Mass Cultural Council (MCC) provided 5,218 grants worth $51,063,360 for long-term pandemic relief to cultural and art organizations across Massachusetts, including several Newton businesses like Newton Community Pride (NCP), Historic Newton, and the New Art Center, according to a release from MCC. 

“MCC has been great to us,” Blair Lesser-Sullivan, executive director at NCP, said. “They give us smaller grants for our events, but this grant is gonna be so helpful for us to do even more for the community. And to just really come out of COVID and put so much art and culture and joy into the world and into the local community.”

Unlike other grants that require organizations to explain their need for financial assistance, MCC based money allocation solely off businesses’ financial records, according to Lisa Dady, director of Historic Newton. 

This was beneficial because it is clear there were long-term negative financial impacts from the pandemic on businesses, Dady said. 

“When they took a look at those numbers, they saw in the time of those three years exactly what happened to our bottom line and how hard it was for us to navigate through the pandemic,” Dady said. “So I think MCC, you know, really recognizes that by offering this now, when we’re still trying to kind of climb out of it.”
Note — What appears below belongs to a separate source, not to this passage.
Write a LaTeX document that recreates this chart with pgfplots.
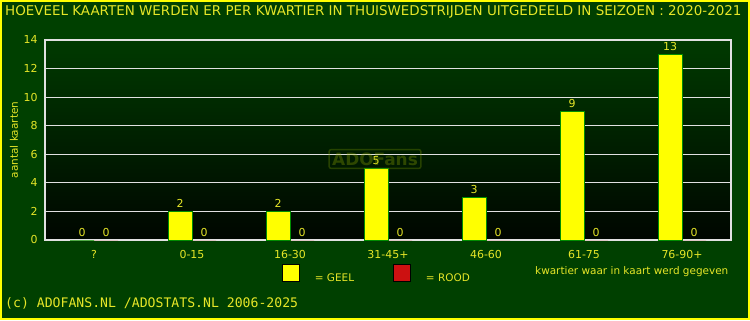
\documentclass[border=0pt]{standalone}
\usepackage{pgfplots}
\pgfplotsset{compat=1.18}
\usepackage{fontspec}
\setmainfont{DejaVu Sans}
\setmonofont{DejaVu Sans Mono}
\definecolor{bggreen}{RGB}{0,64,0}
\definecolor{plottop}{RGB}{0,58,0}
\definecolor{plotbot}{RGB}{0,6,0}
\definecolor{ylw}{RGB}{255,255,0}
\definecolor{txty}{RGB}{230,230,40}
\definecolor{rood}{RGB}{204,17,17}
\definecolor{gridc}{RGB}{225,225,225}
\definecolor{baredge}{RGB}{0,140,0}
\begin{document}
\begin{tikzpicture}[x=1bp,y=1bp]
\fill[bggreen] (0,0) rectangle (750,320);
\draw[ylw, line width=2bp] (1,1) rectangle (749,319);
\node[anchor=west, text=txty, font=\fontsize{13.5}{15}\selectfont, inner sep=0pt] at (5,308) {HOEVEEL KAARTEN WERDEN ER PER KWARTIER IN THUISWEDSTRIJDEN UITGEDEELD IN SEIZOEN : 2020-2021};
\begin{axis}[
  at={(45bp,80bp)}, anchor=south west,
  scale only axis, width=686bp, height=200bp,
  xmin=-0.5, xmax=6.5, ymin=0, ymax=14,
  axis background/.style={top color=plottop, bottom color=plotbot},
  axis line style={gridc, line width=1.2bp},
  ytick={0,2,...,14},
  ymajorgrids, grid style={gridc, line width=1.2bp},
  xtick={0,...,6},
  xticklabels={?,0-15,16-30,31-45+,46-60,61-75,76-90+},
  major tick length=0pt,
  tick label style={text=txty, font=\fontsize{11}{13}\selectfont},
  /pgf/number format/assume math mode=true,
  xticklabel style={yshift=-7bp},
  yticklabel style={xshift=-4bp},
  ybar=0pt, bar width=24bp,
  nodes near coords,
  every node near coord/.append style={text=txty, font=\fontsize{11}{13}\selectfont, /pgf/number format/assume math mode=true},
  legend style={at={(0.341,-0.1725)}, anchor=west, draw=none, fill=none,
    text=txty, font=\fontsize{10.5}{12}\selectfont, legend columns=2,
    /tikz/every odd column/.append style={column sep=13bp},
    /tikz/every even column/.append style={column sep=37bp}},
  legend cell align=left,
]
\addplot[fill=ylw, draw=baredge, line width=1bp,
  legend image code/.code={\draw[fill=ylw, draw=black, line width=0.8bp] (0bp,-4bp) rectangle (17bp,13bp);}]
  coordinates {(0,0) (1,2) (2,2) (3,5) (4,3) (5,9) (6,13)};
\addlegendentry{= GEEL}
\addplot[fill=rood, draw=none,
  legend image code/.code={\draw[fill=rood, draw=black, line width=0.8bp] (0bp,-4bp) rectangle (17bp,13bp);}]
  coordinates {(0,0) (1,0) (2,0) (3,0) (4,0) (5,0) (6,0)};
\addlegendentry{= ROOD}
\end{axis}
\node[rotate=90, text=txty, font=\fontsize{10.5}{12}\selectfont] at (14,180) {aantal kaarten};
\node[draw=ylw!50!bggreen, opacity=0.3, rounded corners=2bp, line width=1.5bp, text=ylw!60!bggreen, font=\bfseries\fontsize{17}{18}\selectfont, inner sep=3bp] at (375,161) {ADOFans};
\node[anchor=west, text=txty, font=\fontsize{10.5}{12}\selectfont, inner sep=0pt] at (535,48) {kwartier waar in kaart werd gegeven};
\node[anchor=west, text=txty, font=\ttfamily\fontsize{13.2}{15}\selectfont, inner sep=0pt] at (5,17) {(c) ADOFANS.NL /ADOSTATS.NL 2006-2025};
\end{tikzpicture}
\end{document}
These grants are for unrestricted operating dollars, according to Dady. 

“So the wonderful thing about this grant program is it’s for unrestricted operating dollars, which are the hardest types of funds for us to apply,” Dady said. “And so that means it can go anywhere.”
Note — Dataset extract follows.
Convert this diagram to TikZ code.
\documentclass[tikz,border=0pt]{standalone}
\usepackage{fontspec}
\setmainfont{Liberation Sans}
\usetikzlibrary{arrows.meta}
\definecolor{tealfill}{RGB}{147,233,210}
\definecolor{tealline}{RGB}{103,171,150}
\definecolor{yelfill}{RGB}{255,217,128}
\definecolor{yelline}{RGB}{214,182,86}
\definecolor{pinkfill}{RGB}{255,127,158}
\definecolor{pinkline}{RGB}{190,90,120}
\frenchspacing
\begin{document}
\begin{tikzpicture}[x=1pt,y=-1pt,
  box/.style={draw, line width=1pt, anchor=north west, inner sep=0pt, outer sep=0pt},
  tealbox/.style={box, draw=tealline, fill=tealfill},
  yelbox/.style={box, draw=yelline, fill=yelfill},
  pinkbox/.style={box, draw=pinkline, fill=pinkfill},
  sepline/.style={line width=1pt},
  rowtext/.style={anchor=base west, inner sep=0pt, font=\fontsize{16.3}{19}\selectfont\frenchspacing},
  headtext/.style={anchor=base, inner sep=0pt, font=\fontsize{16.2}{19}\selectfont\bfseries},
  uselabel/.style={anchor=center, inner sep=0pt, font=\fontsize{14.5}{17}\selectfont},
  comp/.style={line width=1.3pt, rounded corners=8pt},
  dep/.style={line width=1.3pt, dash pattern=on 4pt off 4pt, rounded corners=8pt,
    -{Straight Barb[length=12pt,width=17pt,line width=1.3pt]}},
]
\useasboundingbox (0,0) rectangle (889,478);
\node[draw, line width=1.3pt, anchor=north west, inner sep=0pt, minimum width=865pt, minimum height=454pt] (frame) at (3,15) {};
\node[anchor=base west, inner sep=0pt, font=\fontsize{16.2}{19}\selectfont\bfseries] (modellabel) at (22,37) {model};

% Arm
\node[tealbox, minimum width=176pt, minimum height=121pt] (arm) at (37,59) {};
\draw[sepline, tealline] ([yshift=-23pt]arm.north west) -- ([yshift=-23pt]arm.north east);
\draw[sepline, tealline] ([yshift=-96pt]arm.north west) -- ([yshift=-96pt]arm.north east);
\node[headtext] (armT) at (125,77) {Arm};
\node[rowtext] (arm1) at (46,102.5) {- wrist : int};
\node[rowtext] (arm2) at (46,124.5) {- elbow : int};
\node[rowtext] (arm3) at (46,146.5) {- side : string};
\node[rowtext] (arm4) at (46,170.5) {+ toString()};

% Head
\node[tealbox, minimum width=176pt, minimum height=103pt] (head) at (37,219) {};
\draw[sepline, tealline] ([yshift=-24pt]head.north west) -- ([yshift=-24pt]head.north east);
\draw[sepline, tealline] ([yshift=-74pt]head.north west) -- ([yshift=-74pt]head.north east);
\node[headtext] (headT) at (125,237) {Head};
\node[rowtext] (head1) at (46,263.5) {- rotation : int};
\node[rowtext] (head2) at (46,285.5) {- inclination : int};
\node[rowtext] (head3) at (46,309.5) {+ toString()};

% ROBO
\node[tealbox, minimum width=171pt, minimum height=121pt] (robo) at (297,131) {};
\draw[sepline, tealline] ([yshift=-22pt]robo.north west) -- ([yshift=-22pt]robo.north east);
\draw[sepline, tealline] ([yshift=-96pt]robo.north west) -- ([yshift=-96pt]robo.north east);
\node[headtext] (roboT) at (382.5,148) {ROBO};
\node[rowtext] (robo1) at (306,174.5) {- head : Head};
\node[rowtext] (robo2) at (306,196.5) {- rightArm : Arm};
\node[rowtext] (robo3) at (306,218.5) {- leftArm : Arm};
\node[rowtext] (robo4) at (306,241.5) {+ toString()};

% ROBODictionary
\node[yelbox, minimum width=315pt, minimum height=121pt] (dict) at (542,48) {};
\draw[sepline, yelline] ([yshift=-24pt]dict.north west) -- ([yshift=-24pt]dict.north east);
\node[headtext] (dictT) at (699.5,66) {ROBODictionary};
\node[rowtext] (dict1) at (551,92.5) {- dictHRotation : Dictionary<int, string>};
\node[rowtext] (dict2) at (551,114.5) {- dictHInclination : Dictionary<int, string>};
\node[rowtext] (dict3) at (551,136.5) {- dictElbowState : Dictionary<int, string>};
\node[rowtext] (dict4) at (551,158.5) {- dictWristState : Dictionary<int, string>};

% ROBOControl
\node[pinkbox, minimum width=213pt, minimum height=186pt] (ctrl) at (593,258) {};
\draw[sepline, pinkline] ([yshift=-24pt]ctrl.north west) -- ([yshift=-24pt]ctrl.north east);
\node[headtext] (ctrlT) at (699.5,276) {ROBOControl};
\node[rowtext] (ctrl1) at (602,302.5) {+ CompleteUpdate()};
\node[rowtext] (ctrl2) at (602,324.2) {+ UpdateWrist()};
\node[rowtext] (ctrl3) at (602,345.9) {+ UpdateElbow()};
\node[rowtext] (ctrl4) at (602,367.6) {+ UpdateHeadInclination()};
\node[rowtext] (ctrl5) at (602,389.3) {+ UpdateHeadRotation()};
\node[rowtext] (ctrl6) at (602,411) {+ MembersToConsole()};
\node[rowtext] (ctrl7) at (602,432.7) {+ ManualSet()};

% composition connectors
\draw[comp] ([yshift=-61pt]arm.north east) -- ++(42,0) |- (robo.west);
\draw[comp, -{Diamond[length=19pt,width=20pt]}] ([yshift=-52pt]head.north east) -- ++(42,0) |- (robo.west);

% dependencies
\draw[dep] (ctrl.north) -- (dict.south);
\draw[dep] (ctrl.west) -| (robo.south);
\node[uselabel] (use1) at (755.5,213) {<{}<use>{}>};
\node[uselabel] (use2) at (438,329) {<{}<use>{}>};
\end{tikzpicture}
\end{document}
The size of the grant is unprecedented for organizations like the New Art Center, according to its executive director Emily O’Neil. 

“It’s not common to get grants in that amount,” O’Neil said. “You know, we got the largest allocation that the MCC allocated, that was $75,000. It is not common for an organization like the New Art Center to get $75,000 in unrestricted grants.”
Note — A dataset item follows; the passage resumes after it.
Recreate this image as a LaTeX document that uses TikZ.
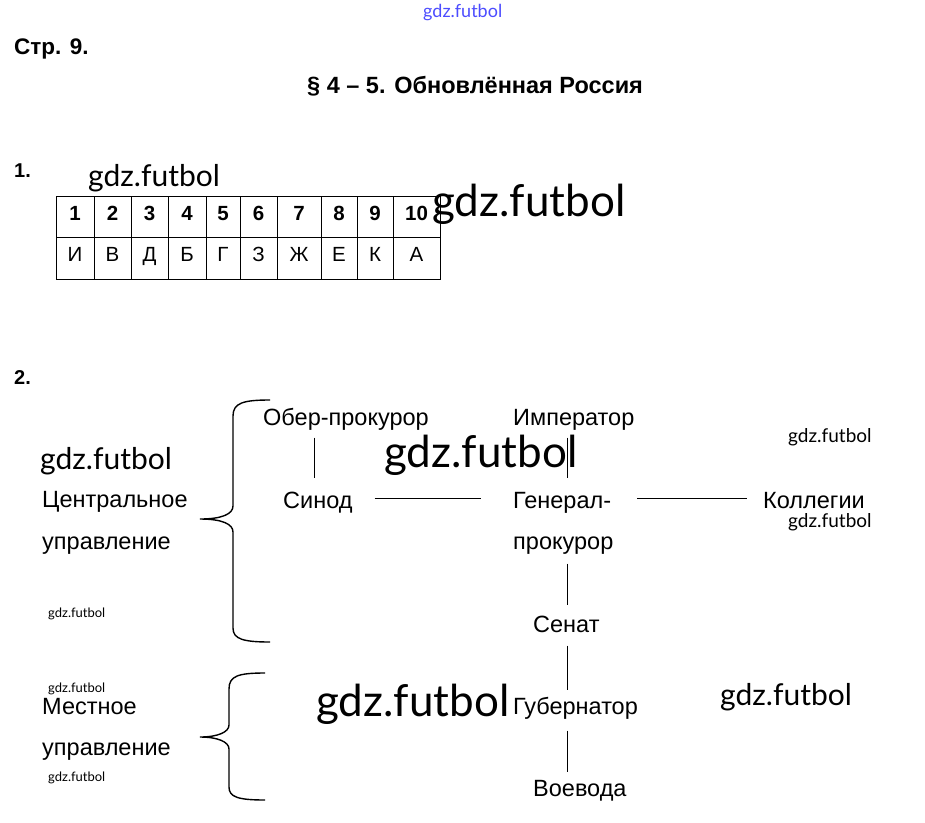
\documentclass[tikz,border=0pt]{standalone}
\usepackage{fontspec}
\setmainfont{Liberation Sans}
\newfontfamily\stampfont{Lato}
\usepackage{tikz}
\tikzstyle{term}=[anchor=base west, inner sep=0pt, text height=17pt, text depth=5pt, font=\fontsize{23.5}{28}\selectfont]
\tikzstyle{head}=[anchor=base west, inner sep=0pt, font=\bfseries\fontsize{23.5}{28}\selectfont]
\tikzstyle{num}=[anchor=base, inner sep=0pt, font=\bfseries\fontsize{20.5}{25}\selectfont]
\tikzstyle{letter}=[anchor=base, inner sep=0pt, font=\fontsize{20.5}{25}\selectfont]
\tikzstyle{stamp}=[anchor=base west, inner sep=0pt]
\tikzstyle{link}=[draw, line width=1pt]
\tikzstyle{curly}=[draw, line width=1.4pt]

\begin{document}
\begin{tikzpicture}[x=1pt, y=-1pt]
    \useasboundingbox (0,0) rectangle (925,822);
    % headings
    \node [head, font=\bfseries\fontsize{22.5}{27}\selectfont] (page) at (14,54) {Стр. 9.};
    \node [head] (title) at (307,93.4) {§ 4 – 5. Обновлённая Россия};
    \node [head, font=\bfseries\fontsize{20}{24}\selectfont] (task1) at (14,177) {1.};
    \node [head, font=\bfseries\fontsize{20}{24}\selectfont] (task2) at (14,384) {2.};

    % task 1: table
    \foreach \xa/\xb/\n/\l in {56/94/1/И, 94/131/2/В, 131/168/3/Д, 168/206/4/Б, 206/240/5/Г,
                               240/277/6/З, 277/321/7/Ж, 321/357/8/Е, 357/393/9/К, 393/440/10/А} {
        \draw [line width=1pt] (\xa,196) rectangle (\xb,279);
        \draw [line width=1pt] (\xa,237) -- (\xb,237);
        \node [num] (n\n) at ({(\xa+\xb)/2},220) {\n};
        \node [letter] (c\n) at ({(\xa+\xb)/2},261) {\l};
    }

    % task 2: scheme
    \node [term] (ober) at (263,425.4) {Обер-прокурор};
    \node [term] (imp) at (513,425.4) {Император};
    \node [term] (cent) at (42,507.4) {Центральное};
    \node [term] (cupr) at (42,549.4) {управление};
    \node [term] (sinod) at (283,508.4) {Синод};
    \node [term] (gen) at (513,508.4) {Генерал-};
    \node [term] (koll) at (763,508.4) {Коллегии};
    \node [term] (prok) at (513,549.4) {прокурор};
    \node [term] (senat) at (533,632.4) {Сенат};
    \node [term] (mest) at (42,714.4) {Местное};
    \node [term] (lupr) at (42,755.4) {управление};
    \node [term] (gub) at (513,714.4) {Губернатор};
    \node [term] (voev) at (533,796.4) {Воевода};

    \coordinate (synline) at (314,0);
    \coordinate (spine) at (567,0);
    \coordinate (row) at (0,498);

    \path [link, shorten <=7pt, shorten >=13pt] (ober.south -| synline) edge (sinod.north -| synline);
    \path [link, shorten <=7pt, shorten >=13pt] (imp.south -| spine) edge (gen.north -| spine);
    \path [link, shorten <=22pt, shorten >=32pt] (sinod.east |- row) edge (gen.west |- row);
    \path [link, shorten <=26pt, shorten >=16pt] (gen.east |- row) edge (koll.west |- row);
    \path [link, shorten <=9pt, shorten >=10pt] (prok.south -| spine) edge (senat.north -| spine);
    \path [link, shorten <=8pt, shorten >=7pt] (senat.south -| spine) edge (gub.north -| spine);
    \path [link, shorten <=11pt, shorten >=7pt] (gub.south -| spine) edge (voev.north -| spine);

    % braces
    \path [curly] (270,400) .. controls (243,400) and (233,403) .. (233,416) -- (233,506)
        .. controls (233,514) and (222,519) .. (200,519)
        .. controls (222,519) and (233,524) .. (233,532) -- (233,628)
        .. controls (233,639) and (243,642) .. (270,642);
    \path [curly] (265,673) .. controls (238,673) and (229,676) .. (229,689) -- (229,725)
        .. controls (229,732) and (218,737) .. (200,737)
        .. controls (218,737) and (229,742) .. (229,749) -- (229,787)
        .. controls (229,797) and (238,800) .. (265,800);

    % watermarks
    \node [stamp, font=\stampfont\fontsize{18}{20}\selectfont, text=blue!70!white] (w0) at (423,17) {gdz.futbol};
    \node [stamp, font=\stampfont\fontsize{30}{34}\selectfont] (w1) at (88,186) {gdz.futbol};
    \node [stamp, font=\stampfont\fontsize{44}{50}\selectfont] (w2) at (432,216) {gdz.futbol};
    \node [stamp, font=\stampfont\fontsize{30}{34}\selectfont] (w3) at (40,469) {gdz.futbol};
    \node [stamp, font=\stampfont\fontsize{44}{50}\selectfont] (w4) at (384,467) {gdz.futbol};
    \node [stamp, font=\stampfont\fontsize{19}{22}\selectfont] (w5) at (788,442) {gdz.futbol};
    \node [stamp, font=\stampfont\fontsize{19}{22}\selectfont] (w6) at (788,527) {gdz.futbol};
    \node [stamp, font=\stampfont\fontsize{13}{15}\selectfont] (w7) at (48,617) {gdz.futbol};
    \node [stamp, font=\stampfont\fontsize{13}{15}\selectfont] (w8) at (48,692) {gdz.futbol};
    \node [stamp, font=\stampfont\fontsize{13}{15}\selectfont] (w9) at (48,781) {gdz.futbol};
    \node [stamp, font=\stampfont\fontsize{44}{50}\selectfont] (w10) at (316,716) {gdz.futbol};
    \node [stamp, font=\stampfont\fontsize{30}{34}\selectfont] (w11) at (720,705) {gdz.futbol};
\end{tikzpicture}
\end{document}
The COVID-19 pandemic limited opportunities for businesses like NCP that often rely on fundraising events as a major source of revenue, according to Sullivan.

“We rely heavily on our business sponsors and partners, and all of them were hurting as well,” Sullivan said. “So it was really hard to get the funds that we used to get, and then we didn’t have the programming to fund. We were struggling a little bit before, because everybody was hurting and we rely on corporations and individuals to help fund our programming.”

Historic Newton’s biggest expense is paying staff salaries and wages, according to Dady. 

“We’re very much driven by the talent and intellect of our staff,” Dady said. “They’re the ones who bring the public programs to the public who teach the school groups when they come into the museums and staff the desk when people come visit the museums.”

Dady said she hopes to use most of the money from the grant to balance Historic Newton’s operations budget. 

“So it will go into our operating budget, which heretofore, we were seeing that we’re going to have a challenge balancing that budget, and we got 30,000 from this program, which is a game changer for us,” Dady said. “That is making me much more reassured that we’re going to end the year with at least a balanced budget.”

Dady said she is appreciative of the trust MCC put in the organizations when allocating grant money. 

“The big piece is that we are so appreciative,” Dady said. “They should get recognition for this, that they just tried to make it very easy. And they were willing to trust the organizations by just letting them put it toward their unrestricted operating expenses.”